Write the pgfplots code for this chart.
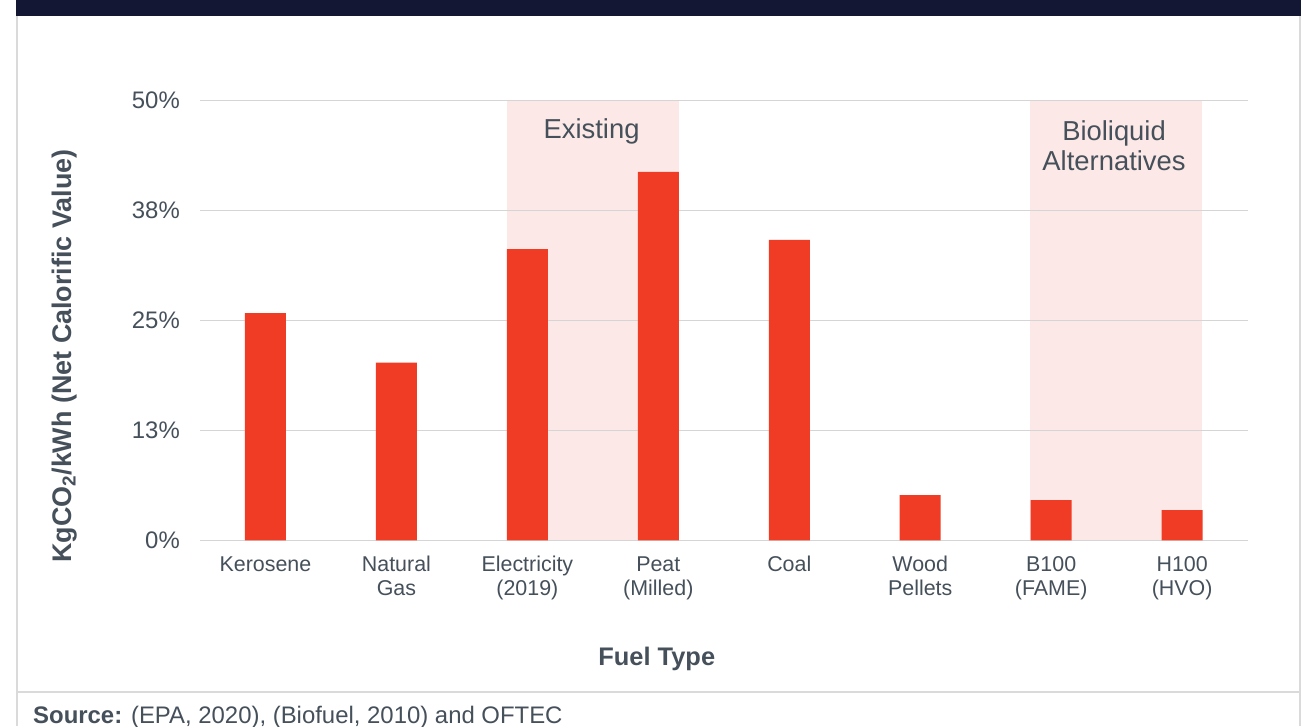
\documentclass[border=0pt]{standalone}
\usepackage{fontspec}
\setmainfont{Liberation Sans}
\usepackage{pgfplots}
\pgfplotsset{compat=1.18}
\definecolor{barc}{HTML}{F03C24}
\definecolor{shadec}{HTML}{FCE9E7}
\definecolor{txt}{HTML}{45505A}
\definecolor{gridc}{HTML}{D5D5D5}
\definecolor{navy}{HTML}{141733}
\definecolor{framec}{HTML}{DADADA}
\begin{document}
\begin{tikzpicture}[x=1bp,y=1bp]
\fill[white] (0,0) rectangle (1313,726);
\fill[navy] (16,710) rectangle (1301,726);
\draw[framec, line width=2bp] (17,0) -- (17,710);
\draw[framec, line width=2bp] (1300,0) -- (1300,710);
\draw[framec, line width=2bp] (17,34) -- (1300,34);
\node[anchor=base west, inner sep=0pt, text=txt, font=\fontsize{24}{28}\selectfont] at (33,3) {\textbf{Source:} (EPA, 2020), (Biofuel, 2010) and OFTEC};
% shaded group backgrounds (drawn before the axis so the grid lies on top)
\fill[shadec] (506.5,185.5) rectangle (678.7,625.5);
\fill[shadec] (1030,185.5) rectangle (1202.3,625.5);
\begin{axis}[
  at={(200bp,185.5bp)}, anchor=south west,
  scale only axis, width=1047.7bp, height=440bp,
  xmin=-0.5, xmax=7.5, ymin=0, ymax=50,
  axis line style={draw=none},
  major tick length=0pt,
  ytick={0,12.5,25,37.5,50},
  yticklabels={0\%,13\%,25\%,38\%,50\%},
  ymajorgrids, grid style={gridc, line width=1.5bp},
  xtick={0,1,2,3,4,5,6,7},
  xticklabels={\strut Kerosene, \strut Natural\\Gas, \strut Electricity\\(2019), \strut Peat\\(Milled), \strut Coal, \strut Wood\\Pellets, \strut B100\\(FAME), \strut H100\\(HVO)},
  yticklabel style={anchor=east, inner sep=0pt, xshift=-20bp, font=\fontsize{24}{28}\selectfont, text=txt},
  xticklabel style={anchor=north, inner sep=0pt, yshift=-13.8bp, align=center, font=\fontsize{21.5}{24.5}\selectfont, text=txt},
  xlabel={\textbf{Fuel Type}},
  xlabel style={at={(rel axis cs:0.436,-0.283)}, anchor=base, inner sep=0pt, font=\fontsize{25.5}{30}\selectfont, text=txt},
  ylabel={\textbf{KgCO\textsubscript{2}/kWh (Net Calorific Value)}},
  ylabel style={at={(rel axis cs:-0.1231,0.419)}, anchor=base, inner sep=0pt, font=\fontsize{27}{30}\selectfont, text=txt},
]
\addplot[ybar, fill=barc, draw=none, bar width=41bp, bar shift=0pt] coordinates {
  (0,25.85) (1,20.2) (2,33.1) (3,41.9) (4,34.15) (5,5.15) (6,4.6) (7,3.45)
};
\node[anchor=base, inner sep=0pt, text=txt, font=\fontsize{27.5}{32}\selectfont] at (axis cs:2.49,45.63) {Existing};
\node[anchor=base, inner sep=0pt, text=txt, font=\fontsize{27.5}{32}\selectfont] at (axis cs:6.48,45.51) {Bioliquid};
\node[anchor=base, inner sep=0pt, text=txt, font=\fontsize{27.5}{32}\selectfont] at (axis cs:6.48,41.99) {Alternatives};
\end{axis}
\pgfresetboundingbox
\useasboundingbox (0,0) rectangle (1313,726);
\end{tikzpicture}
\end{document}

####################

Written problem: Return to the listing above and set it down exactly, leaving out its pictures.

Solution:
Write the pgfplots code for this chart.
\documentclass[border=0pt]{standalone}
\usepackage{fontspec}
\setmainfont{Liberation Sans}
\usepackage{pgfplots}
\pgfplotsset{compat=1.18}
\definecolor{barc}{HTML}{F03C24}
\definecolor{shadec}{HTML}{FCE9E7}
\definecolor{txt}{HTML}{45505A}
\definecolor{gridc}{HTML}{D5D5D5}
\definecolor{navy}{HTML}{141733}
\definecolor{framec}{HTML}{DADADA}
\begin{document}
\begin{tikzpicture}[x=1bp,y=1bp]
\fill[white] (0,0) rectangle (1313,726);
\fill[navy] (16,710) rectangle (1301,726);
\draw[framec, line width=2bp] (17,0) -- (17,710);
\draw[framec, line width=2bp] (1300,0) -- (1300,710);
\draw[framec, line width=2bp] (17,34) -- (1300,34);
\node[anchor=base west, inner sep=0pt, text=txt, font=\fontsize{24}{28}\selectfont] at (33,3) {\textbf{Source:} (EPA, 2020), (Biofuel, 2010) and OFTEC};
% shaded group backgrounds (drawn before the axis so the grid lies on top)
\fill[shadec] (506.5,185.5) rectangle (678.7,625.5);
\fill[shadec] (1030,185.5) rectangle (1202.3,625.5);
\begin{axis}[
  at={(200bp,185.5bp)}, anchor=south west,
  scale only axis, width=1047.7bp, height=440bp,
  xmin=-0.5, xmax=7.5, ymin=0, ymax=50,
  axis line style={draw=none},
  major tick length=0pt,
  ytick={0,12.5,25,37.5,50},
  yticklabels={0\%,13\%,25\%,38\%,50\%},
  ymajorgrids, grid style={gridc, line width=1.5bp},
  xtick={0,1,2,3,4,5,6,7},
  xticklabels={\strut Kerosene, \strut Natural\\Gas, \strut Electricity\\(2019), \strut Peat\\(Milled), \strut Coal, \strut Wood\\Pellets, \strut B100\\(FAME), \strut H100\\(HVO)},
  yticklabel style={anchor=east, inner sep=0pt, xshift=-20bp, font=\fontsize{24}{28}\selectfont, text=txt},
  xticklabel style={anchor=north, inner sep=0pt, yshift=-13.8bp, align=center, font=\fontsize{21.5}{24.5}\selectfont, text=txt},
  xlabel={\textbf{Fuel Type}},
  xlabel style={at={(rel axis cs:0.436,-0.283)}, anchor=base, inner sep=0pt, font=\fontsize{25.5}{30}\selectfont, text=txt},
  ylabel={\textbf{KgCO\textsubscript{2}/kWh (Net Calorific Value)}},
  ylabel style={at={(rel axis cs:-0.1231,0.419)}, anchor=base, inner sep=0pt, font=\fontsize{27}{30}\selectfont, text=txt},
]
\addplot[ybar, fill=barc, draw=none, bar width=41bp, bar shift=0pt] coordinates {
  (0,25.85) (1,20.2) (2,33.1) (3,41.9) (4,34.15) (5,5.15) (6,4.6) (7,3.45)
};
\node[anchor=base, inner sep=0pt, text=txt, font=\fontsize{27.5}{32}\selectfont] at (axis cs:2.49,45.63) {Existing};
\node[anchor=base, inner sep=0pt, text=txt, font=\fontsize{27.5}{32}\selectfont] at (axis cs:6.48,45.51) {Bioliquid};
\node[anchor=base, inner sep=0pt, text=txt, font=\fontsize{27.5}{32}\selectfont] at (axis cs:6.48,41.99) {Alternatives};
\end{axis}
\pgfresetboundingbox
\useasboundingbox (0,0) rectangle (1313,726);
\end{tikzpicture}
\end{document}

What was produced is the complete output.